Report: Thunder trying to use trade exceptions to add a shooter
The stove, she's heating up.
On Thursday, a Yahoo Sports report revealed that it may be the Western Conference favorites jumping into the action first ahead of next Thursday's trade deadline.
The Oklahoma City Thunder, who sit atop the NBA with a 42-12 record with one game to play before the All-Star break, are said to be in the market for an additional shooter. They're reportedly willing to use their trade exceptions to acquire such a player - you can read about the machinations of trade exceptions here - and they have approximately $2.2 million in wiggle room beneath the luxury tax to add salary.

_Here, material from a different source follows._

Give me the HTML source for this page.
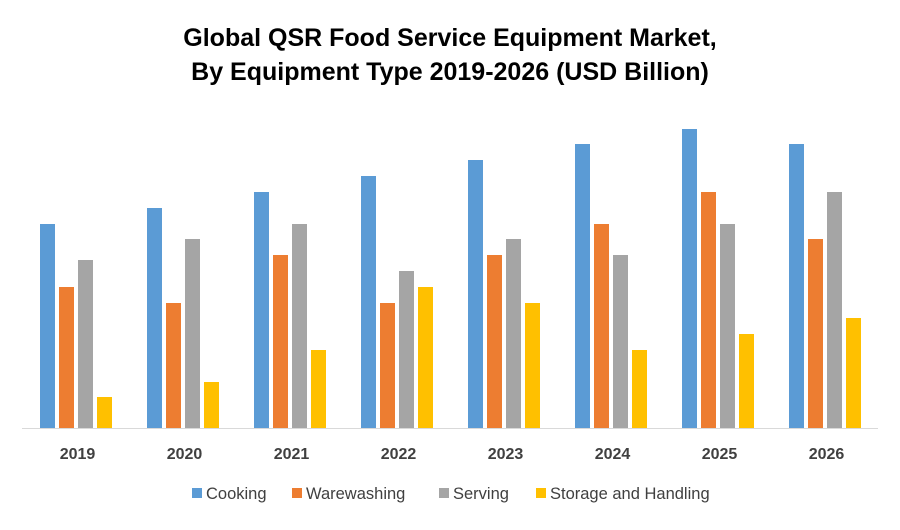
<!DOCTYPE html>
<html><head><meta charset="utf-8"><style>
body{margin:0;background:#fff;font-family:"Liberation Sans",sans-serif}
svg text{font-family:"Liberation Sans",sans-serif}
</style></head><body>
<svg id="chart" width="900" height="525">
<text x="450" y="46" text-anchor="middle" font-size="25" font-weight="bold" fill="#000">Global QSR Food Service Equipment Market,</text>
<text x="450" y="80" text-anchor="middle" font-size="25" font-weight="bold" fill="#000">By Equipment Type 2019-2026 (USD Billion)</text>
<g id="bars"></g>
<line x1="22" y1="428.5" x2="878" y2="428.5" stroke="#d9d9d9" stroke-width="1"/>
<g id="xlabels"></g>
<g id="legend"></g>
</svg>
<script>
const categories=["2019","2020","2021","2022","2023","2024","2025","2026"];
const seriesNames=["Cooking","Warewashing","Serving","Storage and Handling"];
const cooking=[204,220,236,252,268,284,299,284];
const warewashing=[141,125,173,125,173,204,236,189];
const serving=[168,189,204,157,189,173,204,236];
const storage=[31,46,78,141,125,78,94,110];
const colors=["#5b9bd5","#ed7d31","#a5a5a5","#ffc000"];
const series=[cooking,warewashing,serving,storage];
const NS="http://www.w3.org/2000/svg";
const x0=22,x1=878,baseY=428,plotH=320,maxV=320;
const gw=(x1-x0)/categories.length;
function yScale(v){return baseY-v/maxV*plotH;}
function xBar(i,s){return x0+gw*i+18+s*19;}
const bars=document.getElementById("bars");
series.forEach((arr,s)=>{arr.forEach((v,i)=>{
 const r=document.createElementNS(NS,"rect");
 r.setAttribute("x",xBar(i,s));r.setAttribute("y",yScale(v));
 r.setAttribute("width",15);r.setAttribute("height",baseY-yScale(v));
 r.setAttribute("fill",colors[s]);
 
 
 bars.appendChild(r);});});
const xl=document.getElementById("xlabels");
categories.forEach((c,i)=>{
 const t=document.createElementNS(NS,"text");
 t.setAttribute("x",x0+gw*i+gw/2+2);t.setAttribute("y",459);
 t.setAttribute("text-anchor","middle");t.setAttribute("font-size","16");t.setAttribute("font-weight","bold");t.setAttribute("fill","#404040");
 t.textContent=c;
 
 
 xl.appendChild(t);});
const lg=document.getElementById("legend");
const lx=[192,292,439,536];
seriesNames.forEach((n,s)=>{
 const g=document.createElementNS(NS,"g");
 
 
 const r=document.createElementNS(NS,"rect");
 r.setAttribute("x",lx[s]);r.setAttribute("y",488);r.setAttribute("width",10);r.setAttribute("height",10);r.setAttribute("fill",colors[s]);
 const t=document.createElementNS(NS,"text");
 t.setAttribute("x",lx[s]+14);t.setAttribute("y",499);t.setAttribute("font-size","16.5");t.setAttribute("fill","#404040");
 t.textContent=n;
 g.appendChild(r);g.appendChild(t);lg.appendChild(g);});
</script>
</body></html>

The Thunder have a $2.4-million trade exception from the Eric Maynor deal and a $6.5-million exception from the Kevin Martin deal, as well as a less significant $884,293 exception from a Ryan Gomes swap. In short, the Thunder have multiple ways to take back salary and save another team some money in doing so.
Adding a shooter appears a prudent move, as the team ranks 15th in the NBA with a 36 percent clip from long range and rank 17th in total 3-pointers made. Even those numbers are artificially high, however, inflated by Kevin Durant's incredible shooting prowess.
Outside of Durant, the Thunder can rely on Jeremy Lamb (36.3 percent) and occasionally lean on 39-year-old Derek Fisher (38.6 percent) and big man Serge Ibaka (15-for-40), but nobody else on the team is even an average long-range threat.
Among the West's elite, nobody hits fewer threes than Oklahoma City. It hasn't mattered much so far, but it's the one clear path to improving a team that already looks like a title contender.